In reaction to the Law on the Use of Flags, VMRO-DPMNE and World Macedonian Congress filed an initiative to the Macedonian Constitutional Court, to scrutinize its legality and constitutionality. On 9 December 1998, the Constitutional Court repealed the law. The Court decided that it was not possible for members of nationalities living on the territory of the Republic of Macedonia and whose home countries are elsewhere to express their sovereignty with state symbols (flags) of other countries, thus the use of the state flags of the Republic of Albania or the Republic of Turkey as national or ethnic flags of the communities in Macedonia was not permitted. The ruling was passed with a majority, while two Albanian judges dissented, who said that ethnic Albanians have the right to believe that the Albanian flag is also the national flag and symbol of all Albanians.

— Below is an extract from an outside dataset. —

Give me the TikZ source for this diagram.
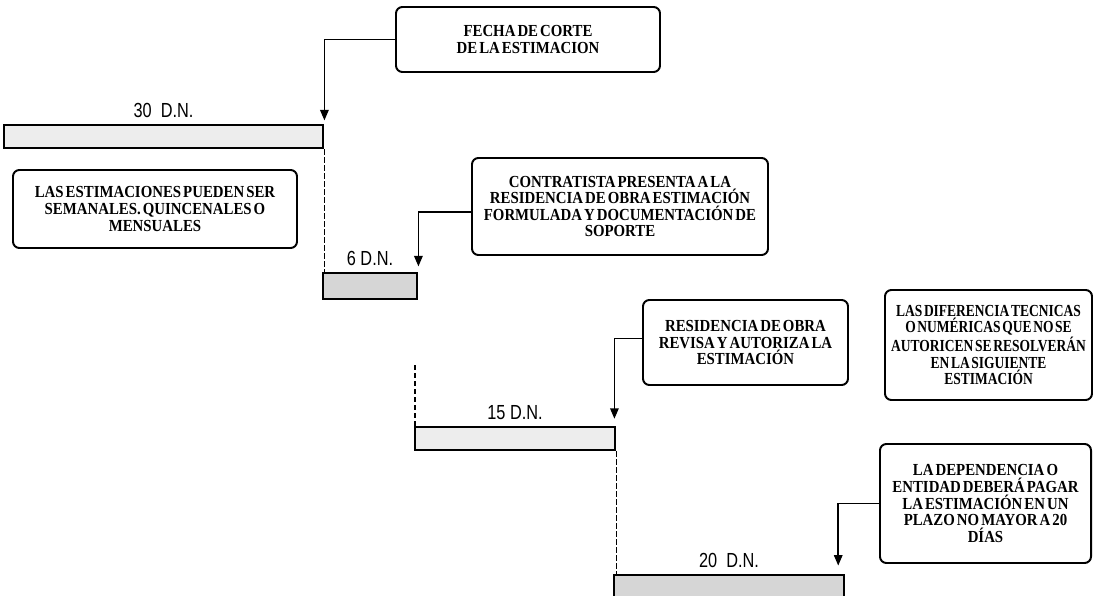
\documentclass[tikz,border=0pt]{standalone}
\usepackage{fontspec}
\usepackage{tikz}
\usetikzlibrary{arrows.meta,positioning}
\newfontfamily\boxfont[FakeStretch=0.88,WordSpace=0.55]{Liberation Serif}
\newfontfamily\boxfontn[FakeStretch=0.8,WordSpace=0.5]{Liberation Serif}
\newfontfamily\dnfont[FakeStretch=0.8]{Liberation Sans}
\tikzset{
  >={Triangle[length=2.6mm,width=2.1mm]},
  bx/.style={draw=black,fill=white,rounded corners=1.6mm,line width=1.4pt,align=center,inner sep=0pt,
    font=\boxfont\bfseries\fontsize{12pt}{11.8pt}\selectfont},
  bxn/.style={bx,font=\boxfontn\bfseries\fontsize{12pt}{11.8pt}\selectfont},
  bar/.style={draw=black,line width=2pt,inner sep=0pt},
  barl/.style={bar,fill=gray!14},
  bard/.style={bar,fill=gray!32},
  lab/.style={font=\dnfont\fontsize{14.5pt}{15pt}\selectfont,inner sep=0pt},
  arr/.style={->,draw=black,line width=1.1pt},
  dsh/.style={draw=black,line width=1.1pt,dash pattern=on 1.3mm off 0.7mm},
}
\begin{document}
\begin{tikzpicture}[x=0.25mm,y=-0.25mm]
  \useasboundingbox (0,0) rectangle (1093,596);
  % text boxes
  \node[bx,minimum width=66mm,minimum height=16.25mm] (fecha) at (528,39.5) {FECHA DE CORTE\\DE LA ESTIMACION};
  \node[bx,minimum width=71mm,minimum height=19.5mm] (estim) at (155,209) {LAS ESTIMACIONES PUEDEN SER\\SEMANALES. QUINCENALES O\\MENSUALES};
  \node[bx,minimum width=74mm,minimum height=24.25mm] (contr) at (620,206.5) {CONTRATISTA PRESENTA A LA\\RESIDENCIA DE OBRA ESTIMACIÓN\\FORMULADA Y DOCUMENTACIÓN DE\\SOPORTE};
  \node[bx,minimum width=51.25mm,minimum height=21.25mm] (resid) at (745.5,342.5) {RESIDENCIA DE OBRA\\REVISA Y AUTORIZA LA\\ESTIMACIÓN};
  \node[bxn,minimum width=51.75mm,minimum height=27.5mm] (difer) at (988.5,345) {LAS DIFERENCIA TECNICAS\\O NUMÉRICAS QUE NO SE\\AUTORICEN SE RESOLVERÁN\\EN LA SIGUIENTE\\ESTIMACIÓN};
  \node[bx,minimum width=52.75mm,minimum height=29.75mm] (depen) at (985.5,503.5) {LA DEPENDENCIA O\\ENTIDAD DEBERÁ PAGAR\\LA ESTIMACIÓN EN UN\\PLAZO NO MAYOR A 20\\DÍAS};
  % time bars
  \node[barl,minimum width=79.75mm,minimum height=5.75mm] (b30) at (163.5,136.5) {};
  \node[bard,minimum width=23.5mm,minimum height=6.5mm] (b6) at (370,286) {};
  \node[barl,minimum width=50mm,minimum height=5.75mm] (b15) at (515,438.5) {};
  \node[bard,minimum width=57.5mm,minimum height=6.25mm] (b20) at (729,587.5) {};
  \foreach \b/\t in {b30/30~~D.N.,b6/6~D.N.,b15/15~D.N.,b20/20~~D.N.}
    \node[lab,above=1.5mm of \b] (l\b) {\t};
  % connectors
  \draw[arr,shorten >=0.8mm] (fecha.west) -| (b30.north east);
  \draw[arr,shorten >=1.3mm] ([yshift=-1.4mm]contr.west) -| (b6.north east);
  \draw[arr,shorten >=1.7mm] ([yshift=1mm]resid.west) -| ([xshift=-0.5mm]b15.north east);
  \draw[arr,shorten >=2mm] (depen.west) -| ([xshift=-1.8mm]b20.north east);
  \coordinate (d6) at (415,365);
  \draw[dsh] (b30.south east) -- (b30.south east |- b6.north);
  \draw[dsh] (d6) -- (d6 |- b15.north);
  \draw[dsh] (b15.south east) -- (b15.south east |- b20.north);
\end{tikzpicture}
\end{document}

Osmani filed an application against the state at the European Court of Human Rights (ECHR), complaining of violations of Article 10 (freedom of expression) and Article 11 (freedom of assembly) of the European Convention on Human Rights. The ECHR determined that there had been an interference with the freedom of peaceful assembly, but found it as justified and rejected the application. The unrest was a prelude to the 2001 conflict between Albanian rebels and Macedonian security forces, which ended the same year with the Ohrid Agreement, granting more rights to Albanians.